Task description:
Below this line are records; write out exactly the lines from the one containing "Output the Python" through the one containing "import seaborn as sns", with the pictures left out.

Raw records:
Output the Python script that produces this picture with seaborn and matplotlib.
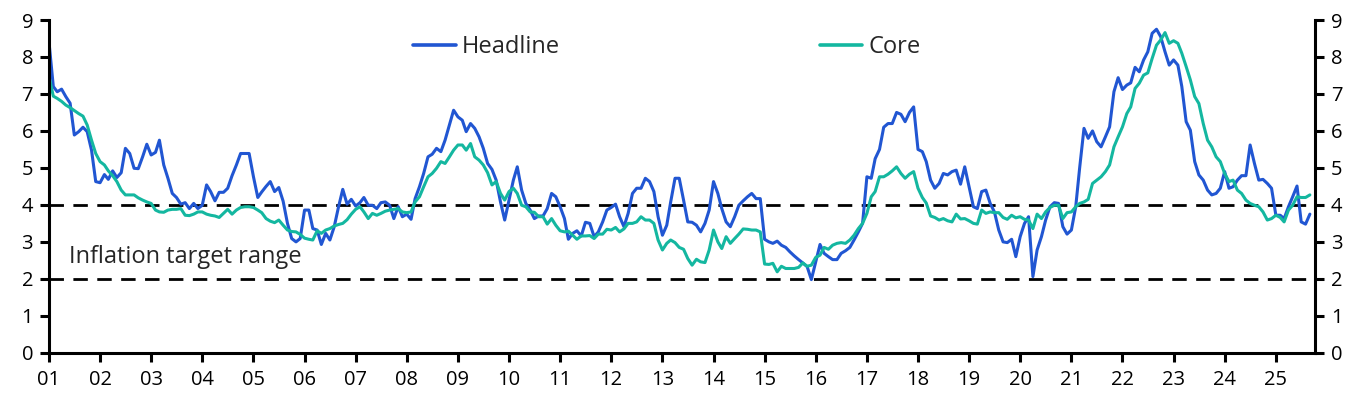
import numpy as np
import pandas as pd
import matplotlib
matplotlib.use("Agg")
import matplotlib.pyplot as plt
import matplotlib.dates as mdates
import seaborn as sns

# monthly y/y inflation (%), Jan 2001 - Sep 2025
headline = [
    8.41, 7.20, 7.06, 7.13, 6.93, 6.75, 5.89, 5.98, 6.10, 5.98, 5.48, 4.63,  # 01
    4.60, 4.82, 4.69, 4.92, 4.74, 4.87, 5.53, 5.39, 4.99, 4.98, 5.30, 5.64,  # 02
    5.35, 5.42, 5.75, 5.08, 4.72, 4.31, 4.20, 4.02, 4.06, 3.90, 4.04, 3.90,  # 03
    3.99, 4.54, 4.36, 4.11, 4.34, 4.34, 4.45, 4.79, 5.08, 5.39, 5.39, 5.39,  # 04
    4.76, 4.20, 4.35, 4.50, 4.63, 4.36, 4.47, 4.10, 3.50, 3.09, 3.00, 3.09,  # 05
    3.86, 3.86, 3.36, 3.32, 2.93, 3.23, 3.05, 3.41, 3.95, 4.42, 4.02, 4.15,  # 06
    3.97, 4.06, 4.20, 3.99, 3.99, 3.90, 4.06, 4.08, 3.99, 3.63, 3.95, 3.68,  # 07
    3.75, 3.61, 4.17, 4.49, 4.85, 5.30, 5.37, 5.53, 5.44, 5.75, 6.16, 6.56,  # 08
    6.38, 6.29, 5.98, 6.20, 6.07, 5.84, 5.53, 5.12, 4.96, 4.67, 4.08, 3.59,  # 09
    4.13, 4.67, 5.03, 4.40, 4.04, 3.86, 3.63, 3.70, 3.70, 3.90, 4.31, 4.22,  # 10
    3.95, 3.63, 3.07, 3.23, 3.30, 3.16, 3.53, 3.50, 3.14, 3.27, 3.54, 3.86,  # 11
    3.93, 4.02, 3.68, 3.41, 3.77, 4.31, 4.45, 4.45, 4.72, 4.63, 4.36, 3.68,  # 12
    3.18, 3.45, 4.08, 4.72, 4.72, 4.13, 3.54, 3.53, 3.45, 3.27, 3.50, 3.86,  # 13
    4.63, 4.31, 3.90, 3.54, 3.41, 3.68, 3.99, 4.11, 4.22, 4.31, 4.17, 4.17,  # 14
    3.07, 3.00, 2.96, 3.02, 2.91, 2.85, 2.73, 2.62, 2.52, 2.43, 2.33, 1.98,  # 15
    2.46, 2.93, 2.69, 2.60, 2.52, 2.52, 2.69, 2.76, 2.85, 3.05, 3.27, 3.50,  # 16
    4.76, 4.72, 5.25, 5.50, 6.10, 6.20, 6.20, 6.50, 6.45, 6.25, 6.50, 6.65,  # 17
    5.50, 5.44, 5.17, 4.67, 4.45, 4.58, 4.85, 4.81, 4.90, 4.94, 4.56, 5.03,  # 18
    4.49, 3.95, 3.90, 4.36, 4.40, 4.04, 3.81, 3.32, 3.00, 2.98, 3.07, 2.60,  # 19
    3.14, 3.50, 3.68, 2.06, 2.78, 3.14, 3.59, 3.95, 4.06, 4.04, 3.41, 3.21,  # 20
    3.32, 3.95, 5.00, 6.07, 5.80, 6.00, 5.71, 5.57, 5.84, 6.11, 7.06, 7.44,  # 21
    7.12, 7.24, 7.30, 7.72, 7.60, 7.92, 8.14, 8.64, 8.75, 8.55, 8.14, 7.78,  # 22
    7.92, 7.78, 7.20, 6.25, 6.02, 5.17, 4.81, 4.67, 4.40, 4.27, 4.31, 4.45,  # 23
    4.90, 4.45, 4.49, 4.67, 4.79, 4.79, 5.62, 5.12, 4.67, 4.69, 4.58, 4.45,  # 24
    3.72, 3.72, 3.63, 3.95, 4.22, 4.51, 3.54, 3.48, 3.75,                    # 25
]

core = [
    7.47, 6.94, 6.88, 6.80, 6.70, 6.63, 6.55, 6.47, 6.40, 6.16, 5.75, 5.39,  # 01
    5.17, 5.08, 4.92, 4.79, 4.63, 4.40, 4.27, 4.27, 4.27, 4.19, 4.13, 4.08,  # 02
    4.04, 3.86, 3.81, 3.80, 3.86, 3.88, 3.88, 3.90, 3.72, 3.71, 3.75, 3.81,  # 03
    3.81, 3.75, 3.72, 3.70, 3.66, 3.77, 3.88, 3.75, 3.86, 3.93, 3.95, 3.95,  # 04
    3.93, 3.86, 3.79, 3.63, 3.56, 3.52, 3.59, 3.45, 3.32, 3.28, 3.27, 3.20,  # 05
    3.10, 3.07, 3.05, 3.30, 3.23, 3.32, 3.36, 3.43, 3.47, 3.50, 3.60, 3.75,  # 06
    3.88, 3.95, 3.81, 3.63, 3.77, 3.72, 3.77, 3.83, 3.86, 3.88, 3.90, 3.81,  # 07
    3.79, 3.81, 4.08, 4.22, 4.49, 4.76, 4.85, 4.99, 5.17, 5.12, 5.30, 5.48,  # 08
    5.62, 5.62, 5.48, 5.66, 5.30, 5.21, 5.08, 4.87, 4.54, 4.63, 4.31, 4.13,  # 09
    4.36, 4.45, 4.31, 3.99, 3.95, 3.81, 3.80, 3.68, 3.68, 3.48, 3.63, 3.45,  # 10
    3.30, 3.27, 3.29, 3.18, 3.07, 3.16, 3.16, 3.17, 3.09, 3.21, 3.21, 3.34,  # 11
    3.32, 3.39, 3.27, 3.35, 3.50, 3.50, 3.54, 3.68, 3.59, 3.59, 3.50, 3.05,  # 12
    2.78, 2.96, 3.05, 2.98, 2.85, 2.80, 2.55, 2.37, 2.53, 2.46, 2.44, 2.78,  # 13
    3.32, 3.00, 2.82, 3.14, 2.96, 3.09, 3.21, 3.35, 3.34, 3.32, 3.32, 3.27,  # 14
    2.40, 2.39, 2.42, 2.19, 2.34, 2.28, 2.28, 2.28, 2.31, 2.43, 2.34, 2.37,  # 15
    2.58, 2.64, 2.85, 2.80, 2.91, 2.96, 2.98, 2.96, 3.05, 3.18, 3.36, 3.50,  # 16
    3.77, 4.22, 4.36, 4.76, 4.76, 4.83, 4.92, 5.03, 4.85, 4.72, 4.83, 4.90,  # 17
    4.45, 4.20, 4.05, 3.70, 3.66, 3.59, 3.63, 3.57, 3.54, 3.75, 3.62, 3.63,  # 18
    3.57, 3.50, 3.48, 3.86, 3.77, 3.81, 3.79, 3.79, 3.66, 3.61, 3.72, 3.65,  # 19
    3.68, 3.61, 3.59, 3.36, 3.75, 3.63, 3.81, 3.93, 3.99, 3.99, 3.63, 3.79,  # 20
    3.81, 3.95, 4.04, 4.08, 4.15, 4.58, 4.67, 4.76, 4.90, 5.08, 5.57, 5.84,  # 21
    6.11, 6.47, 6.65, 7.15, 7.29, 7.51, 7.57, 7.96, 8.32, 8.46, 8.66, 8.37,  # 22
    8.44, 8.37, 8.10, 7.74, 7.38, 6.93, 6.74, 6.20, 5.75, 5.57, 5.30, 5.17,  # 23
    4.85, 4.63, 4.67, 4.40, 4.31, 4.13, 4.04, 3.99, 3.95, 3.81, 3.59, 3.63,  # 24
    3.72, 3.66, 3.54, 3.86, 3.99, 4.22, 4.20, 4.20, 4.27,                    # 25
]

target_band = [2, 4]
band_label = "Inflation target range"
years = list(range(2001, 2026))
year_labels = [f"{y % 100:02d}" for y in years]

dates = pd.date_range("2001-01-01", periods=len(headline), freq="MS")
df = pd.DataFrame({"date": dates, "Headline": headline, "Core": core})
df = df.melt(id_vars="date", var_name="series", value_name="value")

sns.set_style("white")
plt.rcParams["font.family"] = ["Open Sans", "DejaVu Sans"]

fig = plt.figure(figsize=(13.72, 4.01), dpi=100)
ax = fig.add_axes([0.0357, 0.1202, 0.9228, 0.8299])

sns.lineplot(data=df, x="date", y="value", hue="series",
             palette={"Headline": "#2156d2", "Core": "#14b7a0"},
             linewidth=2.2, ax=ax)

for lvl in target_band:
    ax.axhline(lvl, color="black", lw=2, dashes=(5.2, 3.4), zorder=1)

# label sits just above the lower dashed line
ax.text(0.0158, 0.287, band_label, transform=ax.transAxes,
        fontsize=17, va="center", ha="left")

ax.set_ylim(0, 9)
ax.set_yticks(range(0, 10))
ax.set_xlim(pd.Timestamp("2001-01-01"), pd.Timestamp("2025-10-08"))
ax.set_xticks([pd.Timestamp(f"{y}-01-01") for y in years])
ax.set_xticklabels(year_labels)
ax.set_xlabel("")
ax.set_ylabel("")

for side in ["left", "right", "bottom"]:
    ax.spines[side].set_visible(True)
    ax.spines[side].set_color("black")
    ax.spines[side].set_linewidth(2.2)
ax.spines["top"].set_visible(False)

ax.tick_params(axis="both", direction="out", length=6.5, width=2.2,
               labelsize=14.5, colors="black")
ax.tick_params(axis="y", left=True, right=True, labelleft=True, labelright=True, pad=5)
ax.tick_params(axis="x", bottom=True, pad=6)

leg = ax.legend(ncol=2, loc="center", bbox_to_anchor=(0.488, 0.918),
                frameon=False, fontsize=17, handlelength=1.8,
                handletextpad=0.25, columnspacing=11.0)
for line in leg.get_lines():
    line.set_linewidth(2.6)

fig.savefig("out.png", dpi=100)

* * *

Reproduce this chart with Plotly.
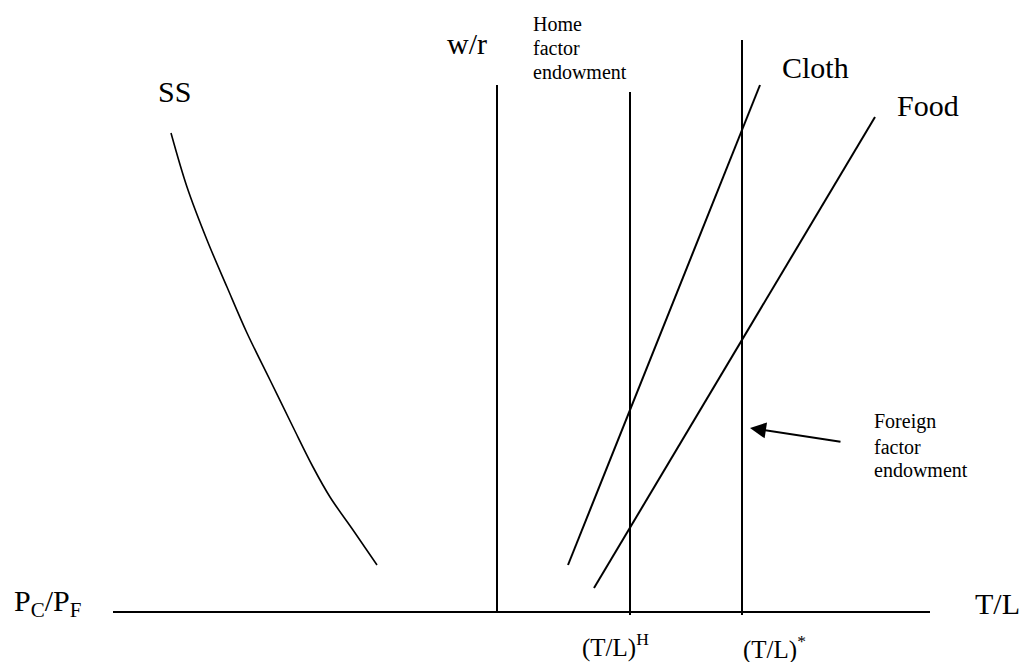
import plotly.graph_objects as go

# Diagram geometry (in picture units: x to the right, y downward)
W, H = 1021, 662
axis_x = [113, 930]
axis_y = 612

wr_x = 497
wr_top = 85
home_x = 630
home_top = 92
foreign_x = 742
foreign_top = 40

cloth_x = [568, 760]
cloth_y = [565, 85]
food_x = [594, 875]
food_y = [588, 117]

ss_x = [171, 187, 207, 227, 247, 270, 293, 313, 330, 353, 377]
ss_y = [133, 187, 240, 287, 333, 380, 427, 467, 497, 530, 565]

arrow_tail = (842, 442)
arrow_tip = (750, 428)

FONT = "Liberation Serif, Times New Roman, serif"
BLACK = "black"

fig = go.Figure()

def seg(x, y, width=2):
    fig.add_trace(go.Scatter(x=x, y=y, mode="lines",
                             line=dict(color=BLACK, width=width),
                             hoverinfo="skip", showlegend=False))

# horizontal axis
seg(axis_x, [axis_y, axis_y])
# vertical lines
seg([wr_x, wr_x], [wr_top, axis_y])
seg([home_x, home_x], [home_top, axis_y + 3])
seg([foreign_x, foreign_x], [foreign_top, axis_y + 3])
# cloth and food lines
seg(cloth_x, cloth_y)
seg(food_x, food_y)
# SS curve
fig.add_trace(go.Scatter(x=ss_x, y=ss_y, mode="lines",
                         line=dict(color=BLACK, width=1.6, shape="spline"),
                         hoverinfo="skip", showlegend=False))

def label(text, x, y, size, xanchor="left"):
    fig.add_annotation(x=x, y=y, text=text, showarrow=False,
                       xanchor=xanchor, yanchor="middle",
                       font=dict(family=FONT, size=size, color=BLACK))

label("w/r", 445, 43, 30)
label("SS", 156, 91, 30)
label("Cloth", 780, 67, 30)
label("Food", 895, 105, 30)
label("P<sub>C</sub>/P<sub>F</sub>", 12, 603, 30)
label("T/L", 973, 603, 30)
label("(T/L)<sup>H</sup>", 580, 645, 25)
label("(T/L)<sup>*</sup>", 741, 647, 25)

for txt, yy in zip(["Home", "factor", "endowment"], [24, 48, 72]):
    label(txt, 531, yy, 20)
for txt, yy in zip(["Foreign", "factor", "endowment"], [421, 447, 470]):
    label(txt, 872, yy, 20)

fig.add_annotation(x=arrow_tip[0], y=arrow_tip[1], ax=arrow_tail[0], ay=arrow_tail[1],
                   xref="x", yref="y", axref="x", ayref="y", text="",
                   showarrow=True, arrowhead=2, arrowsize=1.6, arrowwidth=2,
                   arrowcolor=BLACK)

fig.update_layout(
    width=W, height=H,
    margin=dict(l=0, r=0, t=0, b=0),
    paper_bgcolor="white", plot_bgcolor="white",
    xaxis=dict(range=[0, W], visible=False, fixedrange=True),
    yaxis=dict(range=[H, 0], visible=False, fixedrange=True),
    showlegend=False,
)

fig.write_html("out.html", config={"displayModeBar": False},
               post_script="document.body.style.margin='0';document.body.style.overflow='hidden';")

---

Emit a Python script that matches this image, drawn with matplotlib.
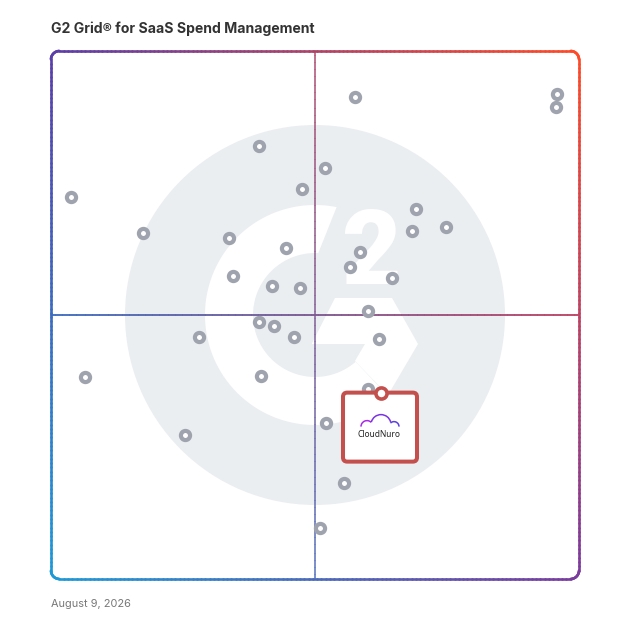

Answer in full:
Output the Python script that produces this picture with seaborn and matplotlib.
import numpy as np
import pandas as pd
import matplotlib
matplotlib.use("Agg")
import matplotlib.pyplot as plt
import matplotlib.dates as mdates
import seaborn as sns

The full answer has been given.